The provision -- Section 537 of the fiscal 2008 homeland security spending bill (H.R. 2638) -- states that funds for DHS can be obligated only for contracts awarded through full and open competition, except in cases of national emergency.
During a House Small Business Committee hearing Thursday, Paul Schneider, undersecretary for management at DHS, said the language would be "absolutely detrimental" to the department's small business contracting programs because it would not allow for work to be set aside for small firms.
"We're all for competition," Schneider said. "But we want to be able to execute the small business programs we've been exercising because we think they're absolutely essential to stimulate growth in that particular area of the economy."
Rep. Charles Gonzalez, D-Texas, attempted to clarify the purpose of the provision, while admitting it may be susceptible to strict interpretation.
"We're attempting … to address some problems," Gonzalez said. "And one of those is, of course, to ensure we don't have a proliferation of no-bid contracts or to make sure that we don't have favoritism based on political party affiliation demonstrated in the awarding of contracts." Gonzalez added that he agrees care is needed to avoid "unintended consequences."

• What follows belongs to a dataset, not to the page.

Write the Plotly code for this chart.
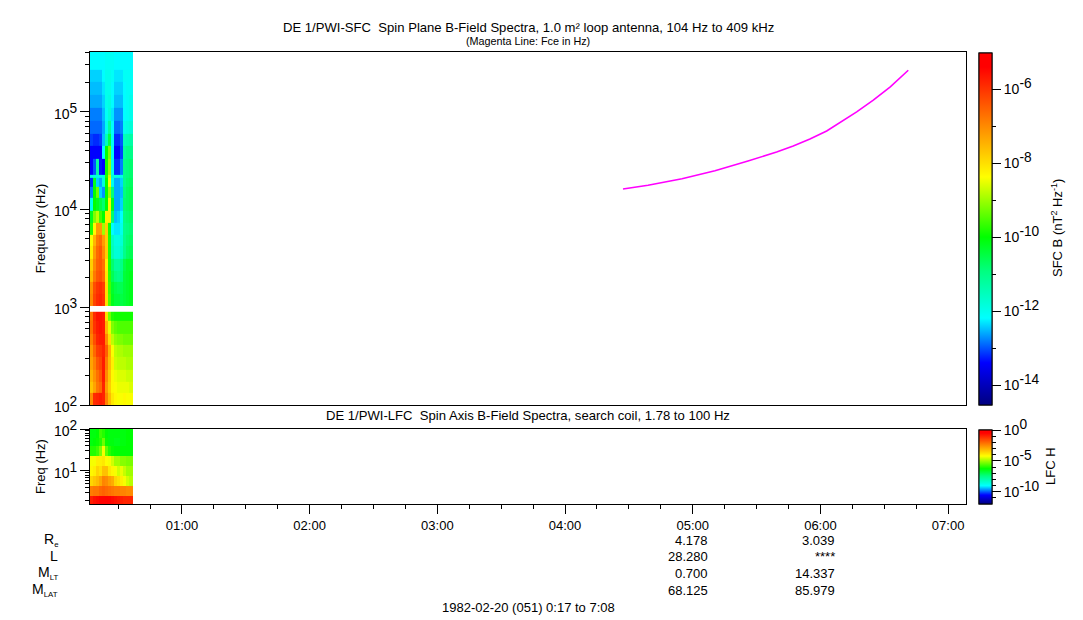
import plotly.graph_objects as go

# ---- data ----
HOUR_TICKS = [1, 2, 3, 4, 5, 6, 7]
HOUR_LABELS = ["01:00", "02:00", "03:00", "04:00", "05:00", "06:00", "07:00"]
TIME_RANGE = [0.28, 7.14]
TIME_EDGES = [0.28, 0.304, 0.327, 0.351, 0.374, 0.398, 0.421, 0.445, 0.468, 0.492, 0.515, 0.539, 0.562, 0.586, 0.617]

SFC_FREQ_EDGES = [100, 132, 174, 230, 309, 410, 540, 720, 889, 1023, 1360, 1800, 2380, 3160, 4200,
                  5560, 7370, 9790, 12990, 17200, 21000, 22600, 33000, 45000, 60000, 80000,
                  110000, 150000, 200000, 270000, 409000]
SFC_LOG_POWER = [
    [-7.0, -5.9, -5.8, -5.7, -5.8, -6.9, -7.6, -8.1, -8.3, -8.4, -8.4, -8.3, -8.4, -8.4],
    [-7.7, -7.3, -6.8, -6.6, -5.8, -7.2, -7.8, -8.3, -8.4, -8.5, -8.5, -8.5, -8.5, -8.6],
    [-7.5, -7.1, -6.7, -6.4, -5.7, -7.0, -7.7, -8.3, -8.5, -8.6, -8.6, -8.6, -8.7, -8.7],
    [-7.3, -6.9, -6.4, -6.2, -5.7, -6.8, -7.6, -8.2, -8.7, -8.8, -8.8, -8.8, -8.9, -8.9],
    [-7.2, -6.6, -6.1, -6.0, -5.8, -6.5, -7.5, -8.4, -8.8, -8.9, -8.9, -9.0, -9.0, -9.0],
    [-6.9, -6.3, -5.8, -5.7, -5.7, -7.0, -8.0, -8.8, -9.1, -9.2, -9.2, -9.3, -9.3, -9.3],
    [-6.7, -6.0, -5.7, -5.6, -5.7, -7.5, -8.5, -9.2, -9.4, -9.5, -9.5, -9.5, -9.5, -9.5],
    [-6.8, -5.9, -5.6, -5.6, -5.7, -8.0, -9.3, -9.8, -9.9, -9.9, -9.9, -9.9, -9.9, -9.9],
    [None] * 14,
    [-7.0, -6.2, -5.9, -5.8, -6.0, -8.0, -9.5, -10.2, -10.4, -10.4, -10.5, -10.4, -10.3, -10.2],
    [-7.1, -6.3, -6.0, -5.9, -6.1, -8.0, -9.6, -10.3, -10.5, -10.6, -10.6, -10.4, -10.3, -10.2],
    [-7.6, -6.8, -6.4, -6.3, -6.6, -8.1, -9.7, -10.6, -10.9, -11.0, -10.9, -10.4, -10.3, -10.2],
    [-7.8, -7.0, -6.5, -6.4, -6.7, -8.2, -9.8, -10.8, -11.2, -11.2, -11.0, -10.5, -10.3, -10.3],
    [-8.2, -7.2, -6.6, -6.4, -7.0, -7.8, -9.8, -11.5, -11.8, -11.8, -11.6, -11.0, -10.7, -10.6],
    [-8.4, -7.5, -6.8, -6.6, -7.2, -7.8, -9.8, -11.6, -11.9, -11.9, -11.8, -11.0, -10.8, -10.7],
    [-9.8, -8.3, -7.2, -7.2, -9.0, -7.8, -9.9, -12.2, -12.3, -12.3, -12.0, -11.0, -10.9, -10.8],
    [-10.2, -9.2, -8.8, -9.6, -10.0, -8.2, -8.2, -10.8, -12.5, -12.4, -12.2, -10.9, -10.8, -10.7],
    [-12.0, -10.0, -10.2, -10.5, -10.8, -10.0, -8.3, -10.2, -12.6, -12.6, -12.4, -10.8, -10.7, -10.6],
    [-12.8, -10.0, -9.3, -12.4, -12.7, -10.0, -9.0, -10.9, -12.6, -12.6, -12.5, -10.9, -10.7, -10.6],
    [-13.2, -10.2, -12.4, -12.6, -11.8, -10.0, -8.4, -12.0, -12.6, -12.6, -12.4, -11.0, -10.8, -10.7],
    [-11.9, -11.9, -11.9, -11.9, -11.9, -9.8, -8.6, -11.8, -11.9, -11.9, -11.9, -11.0, -10.9, -10.8],
    [-13.4, -13.0, -11.3, -13.3, -13.4, -9.9, -9.0, -12.0, -13.2, -13.2, -12.8, -11.0, -10.9, -10.8],
    [-13.4, -13.4, -13.4, -13.4, -12.2, -10.0, -9.2, -12.1, -13.4, -13.4, -13.1, -11.2, -11.0, -11.0],
    [-13.1, -13.2, -13.2, -13.1, -12.5, -11.5, -10.5, -12.1, -13.2, -13.2, -13.0, -11.5, -11.4, -11.3],
    [-12.9, -12.9, -12.9, -12.9, -12.6, -12.0, -11.2, -12.2, -12.9, -12.9, -12.8, -12.0, -11.9, -11.8],
    [-12.8, -12.8, -12.8, -12.8, -12.5, -12.1, -11.8, -12.3, -12.7, -12.7, -12.7, -12.2, -12.1, -12.0],
    [-12.6, -12.6, -12.6, -12.6, -12.4, -12.0, -11.9, -12.2, -12.5, -12.5, -12.5, -12.2, -12.1, -12.0],
    [-12.5, -12.5, -12.5, -12.5, -12.3, -12.0, -12.0, -12.2, -12.4, -12.4, -12.4, -12.2, -12.1, -12.1],
    [-12.4, -12.4, -12.4, -12.4, -12.2, -12.0, -12.0, -12.1, -12.3, -12.3, -12.3, -12.1, -12.1, -12.1],
    [-12.2, -12.2, -12.2, -12.2, -12.2, -12.1, -12.1, -12.1, -12.2, -12.2, -12.2, -12.2, -12.2, -12.2],
]

LFC_FREQ_EDGES = [1.63, 2.54, 4.4, 7.6, 13.1, 22.8, 39, 60, 100]
LFC_LOG_POWER = [
    [-0.9, -0.7, -0.6, -0.5, -0.5, -0.4, -0.5, -0.6, -0.7, -0.8, -0.9, -1.0, -1.0, -1.0],
    [-2.3, -2.2, -2.2, -2.0, -1.9, -2.0, -2.1, -2.2, -2.3, -2.3, -2.4, -2.4, -2.5, -2.5],
    [-3.6, -3.4, -3.2, -2.9, -2.4, -2.5, -2.8, -3.0, -3.6, -3.8, -4.0, -4.3, -4.6, -4.8],
    [-4.1, -4.0, -3.6, -3.8, -3.3, -3.3, -3.9, -4.1, -4.3, -4.6, -4.4, -4.7, -5.0, -5.0],
    [-4.3, -4.3, -4.0, -4.0, -3.9, -4.2, -4.3, -4.6, -5.0, -5.0, -5.2, -5.2, -5.3, -5.3],
    [-6.0, -6.0, -5.8, -5.3, -4.3, -5.5, -6.0, -6.2, -6.3, -6.3, -6.3, -6.3, -6.3, -6.3],
    [-6.4, -6.3, -6.2, -6.0, -5.4, -6.2, -6.4, -6.4, -6.5, -6.5, -6.4, -6.4, -6.3, -6.3],
    [-6.4, -6.4, -6.3, -5.8, -6.0, -6.3, -6.4, -6.4, -6.4, -6.4, -6.4, -6.4, -6.3, -6.3],
]

FCE_HOURS = [4.454, 4.650, 4.916, 5.174, 5.433, 5.527, 5.657, 5.787, 5.918, 6.049, 6.153, 6.284, 6.414, 6.547, 6.688]
FCE_HZ = [16180, 17660, 20620, 24880, 31280, 34040, 38630, 44500, 52400, 63500, 77300, 99500, 130900, 179000, 264900]

SUP = '<sup><span style="font-size:140%">{}</span></sup>'
SUB = '<sub><span style="font-size:80%">{}</span></sub>'

ROW_NAMES = ["R" + SUB.format("e"), "L", "M" + SUB.format("LT"), "M" + SUB.format("LAT")]
ROW_HOURS = [5, 6]
ROW_VALUES = [["4.178", "3.039"], ["28.280", "****"], ["0.700", "14.337"], ["68.125", "85.979"]]

SFC_CB_MAJOR = [-6, -8, -10, -12, -14]
SFC_CB_MINOR = [-7, -9, -11, -13]
LFC_CB_MAJOR = [0, -5, -10]
LFC_CB_MINOR = [-1, -2, -3, -4, -6, -7, -8, -9, -11]

RAINBOW = [[0.0, "#00007f"], [0.12, "#0000ff"], [0.247, "#00ffff"], [0.38, "#00ff80"], [0.477, "#00ff00"],
           [0.648, "#ffff00"], [0.79, "#ff8c00"], [0.96, "#ff0000"], [1.0, "#ff0000"]]

# ---- layout in pixels of the 1083x620 page ----
W, H = 1083, 620
L, R, T, B = 90, 966, 52, 504
PLOT_H = B - T
FONT = "Liberation Sans"


def py(pixel):
    return (B - pixel) / PLOT_H


def px(pixel):
    return (pixel - L) / (R - L)


def power_label(exp):
    return "10" + SUP.format(exp)


def colorbar(y, length, vals, labelled):
    return dict(x=px(979), xanchor="left", xpad=0, y=y, yanchor="bottom", ypad=0,
                len=length, lenmode="pixels", thickness=13, thicknessmode="pixels",
                outlinecolor="black", outlinewidth=1, ticks="outside", ticklen=9 if labelled else 4,
                tickcolor="black", tickmode="array", tickvals=vals,
                ticktext=[power_label(v) for v in vals] if labelled else [""] * len(vals),
                tickfont=dict(family=FONT, size=14, color="black"))


fig = go.Figure()
# each spectrogram is drawn twice so its colour bar can carry long labelled ticks and short unlabelled ones
for vals, labelled in ((SFC_CB_MINOR, False), (SFC_CB_MAJOR, True)):
    fig.add_trace(go.Heatmap(x=TIME_EDGES, y=SFC_FREQ_EDGES, z=SFC_LOG_POWER, zmin=-14.54, zmax=-5.02,
                             colorscale=RAINBOW, hoverongaps=False, xaxis="x", yaxis="y",
                             colorbar=colorbar(py(405), 352, vals, labelled)))
for vals, labelled in ((LFC_CB_MINOR, False), (LFC_CB_MAJOR, True)):
    fig.add_trace(go.Heatmap(x=TIME_EDGES, y=LFC_FREQ_EDGES, z=LFC_LOG_POWER, zmin=-12, zmax=0,
                             colorscale=RAINBOW, hoverongaps=False, xaxis="x2", yaxis="y2",
                             colorbar=colorbar(0, 74, vals, labelled)))
fig.add_trace(go.Scatter(x=FCE_HOURS, y=FCE_HZ, mode="lines", line=dict(color="#ff00ff", width=1.6),
                         xaxis="x", yaxis="y", showlegend=False))

annos = [
    dict(text="DE 1/PWI-SFC  Spin Plane B-Field Spectra, 1.0 m² loop antenna, 104 Hz to 409 kHz",
         x=px(528), y=py(27), size=13.1),
    dict(text="(Magenta Line: Fce in Hz)", x=px(528), y=py(41), size=10.8),
    dict(text="DE 1/PWI-LFC  Spin Axis B-Field Spectra, search coil, 1.78 to 100 Hz",
         x=px(528), y=py(415), size=13.1),
    dict(text="1982-02-20 (051) 0:17 to 7:08", x=px(528), y=py(607), size=13),
    dict(text="SFC B (nT<sup>2</sup> Hz<sup>-1</sup>)", x=px(1057), y=py(228), size=13, textangle=-90),
    dict(text="LFC H", x=px(1050), y=py(466), size=13, textangle=-90),
]
annotations = [dict(xref="paper", yref="paper", xanchor="center", yanchor="middle", showarrow=False,
                    text=a["text"], x=a["x"], y=a["y"], textangle=a.get("textangle", 0),
                    font=dict(family=FONT, size=a["size"], color="black")) for a in annos]

ROW_Y = [540, 556, 573, 590]
for name, row_y, vals in zip(ROW_NAMES, ROW_Y, ROW_VALUES):
    annotations.append(dict(xref="paper", yref="paper", x=px(60), y=py(row_y), xanchor="right", yanchor="middle",
                            showarrow=False, text=name, font=dict(family=FONT, size=14, color="black")))
    for hour, val in zip(ROW_HOURS, vals):
        annotations.append(dict(xref="x2", yref="paper", x=hour, y=py(row_y), xanchor="right", yanchor="middle",
                                xshift=17, showarrow=False, text=val, font=dict(family=FONT, size=13, color="black")))

axis_common = dict(showgrid=False, zeroline=False, showline=True, linecolor="black", linewidth=1, mirror=True)
tickfont_y = dict(family=FONT, size=14, color="black")
title_font = dict(family=FONT, size=13, color="black")

fig.update_layout(
    width=W, height=H, autosize=False, paper_bgcolor="white", plot_bgcolor="white", showlegend=False,
    margin=dict(l=L, r=W - R, t=T, b=H - B, pad=0),
    xaxis=dict(domain=[0, 1], range=TIME_RANGE, anchor="y", showticklabels=False, ticks="", **axis_common),
    yaxis=dict(domain=[py(405), 1], type="log", range=[2, 5.61], anchor="x", tickmode="array",
               tickvals=[100, 1000, 10000, 100000],
               ticktext=[power_label(2), power_label(3), power_label(4), power_label(5)],
               ticks="outside", ticklen=9, tickcolor="black", tickfont=tickfont_y, ticklabelshift=2,
               minor=dict(ticks="outside", ticklen=4, dtick="D1", tickcolor="black", showgrid=False),
               title=dict(text="Frequency (Hz)", font=title_font, standoff=5), **axis_common),
    xaxis2=dict(domain=[0, 1], range=TIME_RANGE, anchor="y2", tickmode="array", tickvals=HOUR_TICKS,
                ticktext=HOUR_LABELS, ticks="outside", ticklen=9, tickcolor="black",
                tickfont=dict(family=FONT, size=13, color="black"),
                minor=dict(ticks="outside", ticklen=4, dtick=0.25, tick0=0, tickcolor="black", showgrid=False),
                **axis_common),
    yaxis2=dict(domain=[0, py(429)], type="log", range=[0.212, 2.0], anchor="x2", tickmode="array",
                tickvals=[10, 100], ticktext=[power_label(1), power_label(2)],
                ticks="outside", ticklen=9, tickcolor="black", tickfont=tickfont_y, ticklabelshift=2,
                minor=dict(ticks="outside", ticklen=4, dtick="D1", tickcolor="black", showgrid=False),
                title=dict(text="Freq (Hz)", font=title_font, standoff=5), **axis_common),
    annotations=annotations,
)

fig.write_html("out.html", config={"displayModeBar": False}, post_script="document.body.style.margin='0';")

The Bush administration has come out against the provision. In a policy statement, officials said they strongly support competition in awarding contracts, but believe the department should have the ability to use all available procurement tools, including well-established exceptions to full and open competition when justified.
Lloyd Chapman, president of the American Small Business League, said the provision could simply exacerbate an existing reluctance to award contracts to small companies.
"I don't think the Department of Homeland Security has the kind of commitment to small businesses I'd like to see them have," Chapman said. "I see excuses from every agency in Washington and I don't believe them. [The provision] just gives them another excuse to not work with small businesses."
While Chapman said small companies would not be able to compete with large businesses in full and open competition, Todd McCracken, president of the National Small Business Association, disagreed.
"In general, small businesses can compete unless the contracts are unfairly bundled," McCracken said. Contract bundling refers to the practice of combining two or more contracts into a large single agreement, and is believed to put small businesses at a disadvantage. McCracken said he planned to get in touch with Schneider to discuss any effect the spending bill provision would have on set-asides for small businesses.
While the Senate version of the bill differs from the House version, Sen. John Kerry, D-Mass., chairman of the Small Business and Entrepreneurship Committee, said he would work to ensure any provision enacted does not adversely affect small firms.
"I support fair, open competition for federal contracts, but it must not be done at the expense of America's small businesses," Kerry said. "I will continue to fight for contracting provisions that level the playing field, and that includes designating contracts specifically for small firms. The language in the House bill appears vague and open to interpretation, so I will work with my colleagues to make sure small business set-asides are protected."
The House passed its version of the spending bill in June and the Senate passed its version on July 26; differences between the two will be worked out in conference negotiations.
At the House hearing Schneider implored members of the committee to advocate against the provision.
"If there is anything that you can do, we would really ask for your support in conference getting this turned around," he said. "This is a big deal for us, and we would appreciate your help in that regard."